As with the Great Migration, when over six millions Black Americans migrated from the South to the North, Midwest, and West, we are observing similar patterns in digital spaces where Black users are leaving the app, replacing the app with other platforms such as Mastodon, Instagram, or TikTok, or staying on the app while actively confronting the changes made to the platform. We held biweekly meetings in the BCaT where our team engaged in collaborative research experiences. Due to the changes in access to Twitter's API, we could not collect data using computational approaches such as TAGS or DocNow. Instead, we created a news media timeline and term bank related to Black users discourse about changes on the app, which then allowed us to manually collect texts that signified practices of Black migration. Our process required intensive training in how to scrape social media and use Tableau, brainstorming on the limitations of our methods, and strategizing on how to respond to the alterations made on the app.
On May 8, 2023 The BCaT lab was invited to present at the Center for Archival Futures Endeavors (CAFe) Graduate Research Symposium and iLab Mixer at the University of Maryland. Doctoral student and BCaT fellow Tynesha McCullers and incoming graduate student Andrew Clarence Lowe Mohammed presented “Platform versus the People” about our collaborative project on digital Black migration. We discussed the term bank and timeline, collaborative methods, and some of the progress we made thus far along with struggles of this research experience. Presenters remarked that it was very exciting to share some of the research happening in the lab and to learn about other research projects on campus.

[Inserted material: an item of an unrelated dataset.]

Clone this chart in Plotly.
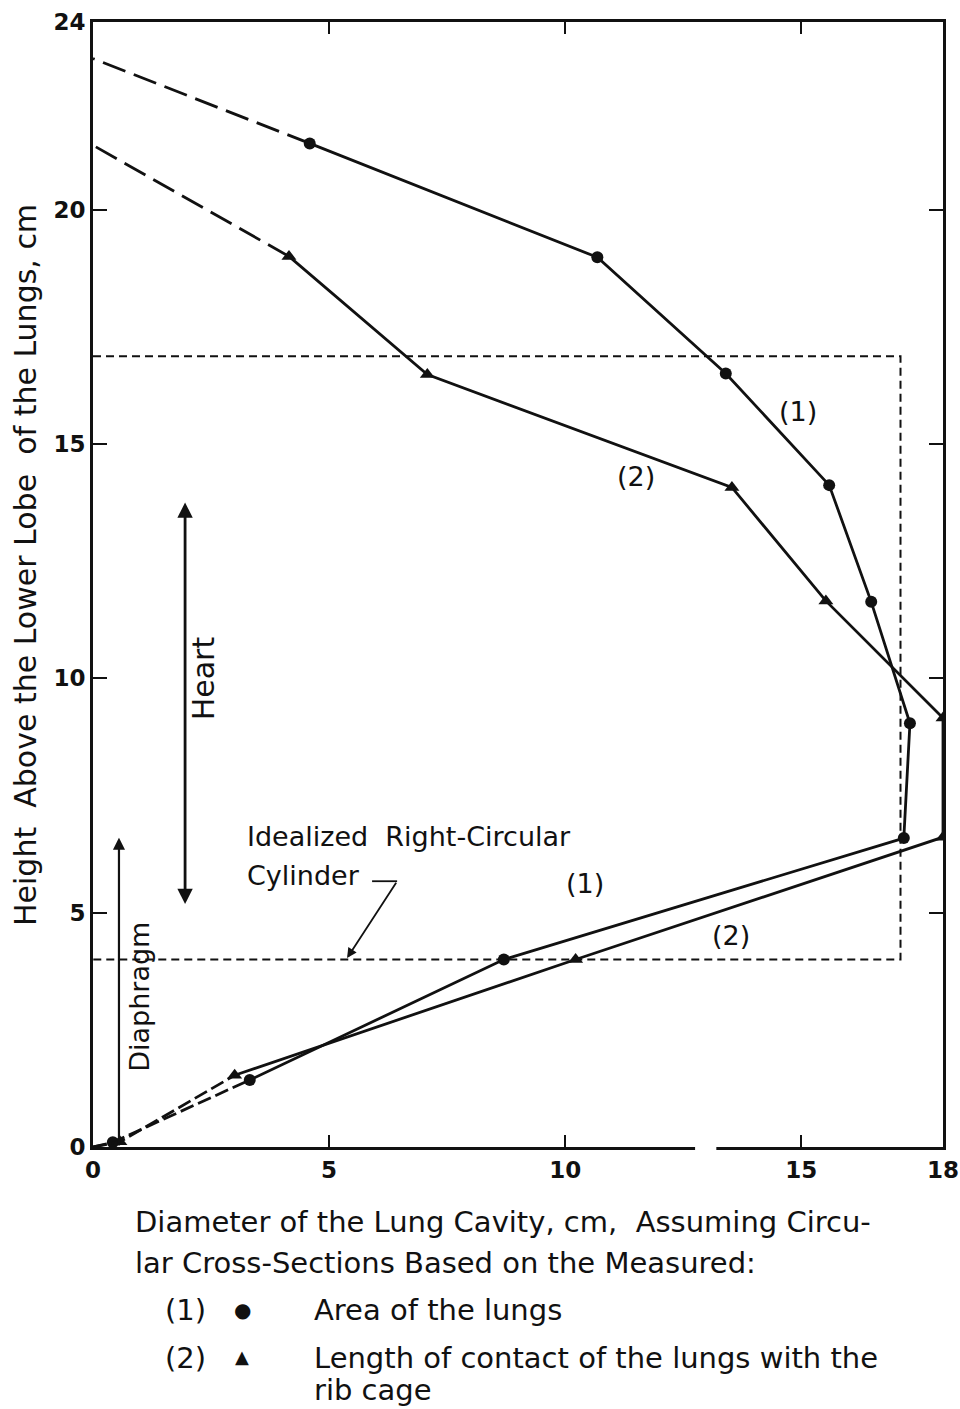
import plotly.graph_objects as go

# ---- data ----
# Series (1): diameter from area of the lungs (circles)
x1 = [0.0, 0.42, 3.32, 8.7, 17.17, 17.3, 16.48, 15.59, 13.4, 10.68, 4.59, 0.0]
y1 = [0.0, 0.10, 1.43, 4.0, 6.59, 9.04, 11.63, 14.12, 16.5, 18.98, 21.41, 23.22]
# Series (2): diameter from length of contact with rib cage (triangles)
x2 = [0.0, 0.57, 3.0, 10.22, 18.0, 18.0, 15.52, 13.53, 7.08, 4.15, 0.0]
y2 = [0.0, 0.11, 1.53, 4.0, 6.61, 9.15, 11.65, 14.07, 16.48, 19.0, 21.37]

# idealized right-circular cylinder (dashed box)
cyl_x = [0.0, 17.1, 17.1, 0.0]
cyl_y = [16.87, 16.87, 4.0, 4.0]

# heart / diaphragm extents
heart_x = 1.95
heart_y = [5.15, 13.75]
diaph_x = 0.55
diaph_y = [0.0, 6.6]

xticks = [0, 5, 10, 15, 18]
yticks = [0, 5, 10, 15, 20, 24]

FONT = "DejaVu Sans"
BLACK = "#111111"

fig = go.Figure()

# dashed box
fig.add_trace(go.Scatter(x=cyl_x, y=cyl_y, mode="lines",
                         line=dict(color=BLACK, width=2, dash="8px,5px"),
                         hoverinfo="skip", showlegend=False))

def add_series(xs, ys, symbol, msize, n_top_dashed):
    # lower dashed part: origin -> third point
    fig.add_trace(go.Scatter(x=xs[0:3], y=ys[0:3], mode="lines",
                             line=dict(color=BLACK, width=2.8, dash="14px,5px"),
                             hoverinfo="skip", showlegend=False))
    # solid part
    end = len(xs) - n_top_dashed
    fig.add_trace(go.Scatter(x=xs[2:end], y=ys[2:end], mode="lines",
                             line=dict(color=BLACK, width=2.8),
                             hoverinfo="skip", showlegend=False))
    # top dashed extrapolation to the axis
    fig.add_trace(go.Scatter(x=xs[end - 1:], y=ys[end - 1:], mode="lines",
                             line=dict(color=BLACK, width=2.8, dash="24px,9px"),
                             hoverinfo="skip", showlegend=False))
    # markers
    fig.add_trace(go.Scatter(x=xs[1:end], y=ys[1:end], mode="markers",
                             marker=dict(symbol=symbol, size=msize, color=BLACK),
                             hoverinfo="skip", showlegend=False))

add_series(x1, y1, "circle", 12, 1)
add_series(x2, y2, "triangle-up", 13, 1)

ann = []
tf = dict(family=FONT, size=27, color=BLACK)

# Heart double arrow
ann.append(dict(x=heart_x, y=heart_y[1], ax=heart_x, ay=heart_y[0], xref="x", yref="y",
                axref="x", ayref="y", text="", showarrow=True, arrowhead=2,
                arrowside="end+start", arrowsize=1.1, arrowwidth=2.8, arrowcolor=BLACK))
ann.append(dict(x=heart_x + 0.38, y=10.0, xref="x", yref="y",
                text="Heart", showarrow=False, textangle=-90,
                font=dict(family=FONT, size=30, color=BLACK)))
# Diaphragm arrow
ann.append(dict(x=diaph_x, y=diaph_y[1], ax=diaph_x, ay=diaph_y[0], xref="x", yref="y",
                axref="x", ayref="y", text="", showarrow=True, arrowhead=2,
                arrowsize=1.1, arrowwidth=2.2, arrowcolor=BLACK))
ann.append(dict(x=diaph_x + 0.42, y=3.2, xref="x", yref="y",
                text="Diaphragm", showarrow=False, textangle=-90, font=tf))
# Cylinder label
ann.append(dict(x=3.22, y=6.62, xref="x", yref="y", xanchor="left", yanchor="middle",
                text="Idealized  Right-Circular", showarrow=False, font=tf))
ann.append(dict(x=3.22, y=5.8, xref="x", yref="y", xanchor="left", yanchor="middle",
                text="Cylinder", showarrow=False, font=tf))
ann.append(dict(x=5.38, y=4.03, ax=6.44, ay=5.67, xref="x", yref="y", axref="x", ayref="y",
                text="", showarrow=True, arrowhead=2, arrowsize=1.1, arrowwidth=1.8,
                arrowcolor=BLACK))
# series labels
for t, xx, yy in [("(1)", 14.92, 15.7), ("(2)", 11.5, 14.3), ("(1)", 10.42, 5.63), ("(2)", 13.5, 4.52)]:
    ann.append(dict(x=xx, y=yy, xref="x", yref="y", text=t, showarrow=False, font=tf))

# axis titles / legend text below (paper coords)
def px(xp):
    return (xp - 93) / 850.0

def py(yp):
    return (1147 - yp) / 1125.0

bf = dict(family=FONT, size=29, color=BLACK)
ann.append(dict(x=px(133), y=py(1222), xref="paper", yref="paper", xanchor="left", yanchor="middle",
                text="Diameter of the Lung Cavity, cm,  Assuming Circu-", showarrow=False, font=bf))
ann.append(dict(x=px(133), y=py(1263), xref="paper", yref="paper", xanchor="left", yanchor="middle",
                text="lar Cross-Sections Based on the Measured:", showarrow=False, font=bf))
ann.append(dict(x=px(163), y=py(1310), xref="paper", yref="paper", xanchor="left", yanchor="middle",
                text="(1)", showarrow=False, font=bf))
ann.append(dict(x=px(242), y=py(1310), xref="paper", yref="paper", xanchor="center", yanchor="middle",
                text="●", showarrow=False, font=dict(family="DejaVu Sans", size=20, color=BLACK)))
ann.append(dict(x=px(312), y=py(1310), xref="paper", yref="paper", xanchor="left", yanchor="middle",
                text="Area of the lungs", showarrow=False, font=bf))
ann.append(dict(x=px(163), y=py(1358), xref="paper", yref="paper", xanchor="left", yanchor="middle",
                text="(2)", showarrow=False, font=bf))
ann.append(dict(x=px(242), y=py(1356), xref="paper", yref="paper", xanchor="center", yanchor="middle",
                text="▲", showarrow=False, font=dict(family="DejaVu Sans", size=18, color=BLACK)))
ann.append(dict(x=px(312), y=py(1358), xref="paper", yref="paper", xanchor="left", yanchor="middle",
                text="Length of contact of the lungs with the", showarrow=False, font=bf))
ann.append(dict(x=px(312), y=py(1390), xref="paper", yref="paper", xanchor="left", yanchor="middle",
                text="rib cage", showarrow=False, font=bf))
ann.append(dict(x=px(25), y=py(565), xref="paper", yref="paper", xanchor="center", yanchor="middle",
                text="Height  Above the Lower Lobe  of the Lungs, cm", showarrow=False,
                textangle=-90, font=dict(family=FONT, size=30, color=BLACK)))

shapes = [
    dict(type="line", xref="x", yref="y", x0=5.91, y0=5.67, x1=6.44, y1=5.67,
         line=dict(color=BLACK, width=1.8)),
    # small break in the bottom axis line, as in the reference scan
    dict(type="line", xref="x", yref="paper", x0=12.75, y0=0, x1=13.2, y1=0,
         layer="above", line=dict(color="white", width=6)),
]

axis_common = dict(showline=True, linewidth=3, linecolor=BLACK, mirror="ticks",
                   ticks="inside", tickwidth=2, tickcolor=BLACK, showgrid=False,
                   zeroline=False, automargin=False,
                   tickfont=dict(family=FONT, size=23, color=BLACK))

fig.update_layout(
    width=960, height=1409,
    margin=dict(l=93, r=17, t=22, b=262, autoexpand=False),
    paper_bgcolor="white", plot_bgcolor="white",
    xaxis=dict(range=[0, 18], tickvals=xticks, ticktext=["<b>%d</b>" % v for v in xticks],
               ticklen=12, **axis_common),
    yaxis=dict(range=[0, 24], tickvals=yticks, ticktext=["<b>%d</b>" % v for v in yticks],
               ticklen=14, **axis_common),
    annotations=ann, shapes=shapes, showlegend=False,
)

fig.write_html("out.html", config={"displayModeBar": False},
               post_script="document.body.style.margin='0';document.body.style.overflow='hidden';")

In the following academic year of 2023-2024, the BCaT collaborative project will continue because we are not finished yet, however, we got to READ! We want to become more familiar with the history of Black migration and the prominent rhetorical framing of these mobilities that occurred after the Civil War and during Reconstruction. We were inspired by a visit from Dr. Kenton Rambsy from the University of Texas in March, presented a colloquium “The Promise of Data Storytelling” and hosted a workshop on how to use Tableau for graph visualization with examples from Black Literature Network. Data storytelling is a valuable technique that uses computational approaches to compile data on popular novels, photographs, and other texts by Black authors for the purpose of data visualization and analyzing network data. Familiarizing ourselves with this data storytelling tool is important to our project’s purpose of making visible stories of digital Black migrations that might otherwise go unnoticed. Visually sharing stories of digital Black migration through scatter plots, bar charts, line graphs and other chart types will contribute to our data narrative. Our project will also include interviews with IRB approval to conduct oral histories from certain Black Twitter users such as stakeholders, journalists, and academics. Lastly, the BCaT lab will host podcasts that will broadly discuss what is happening in the lab, popular culture, education, and have a few episodes dedicated to the collaborative project.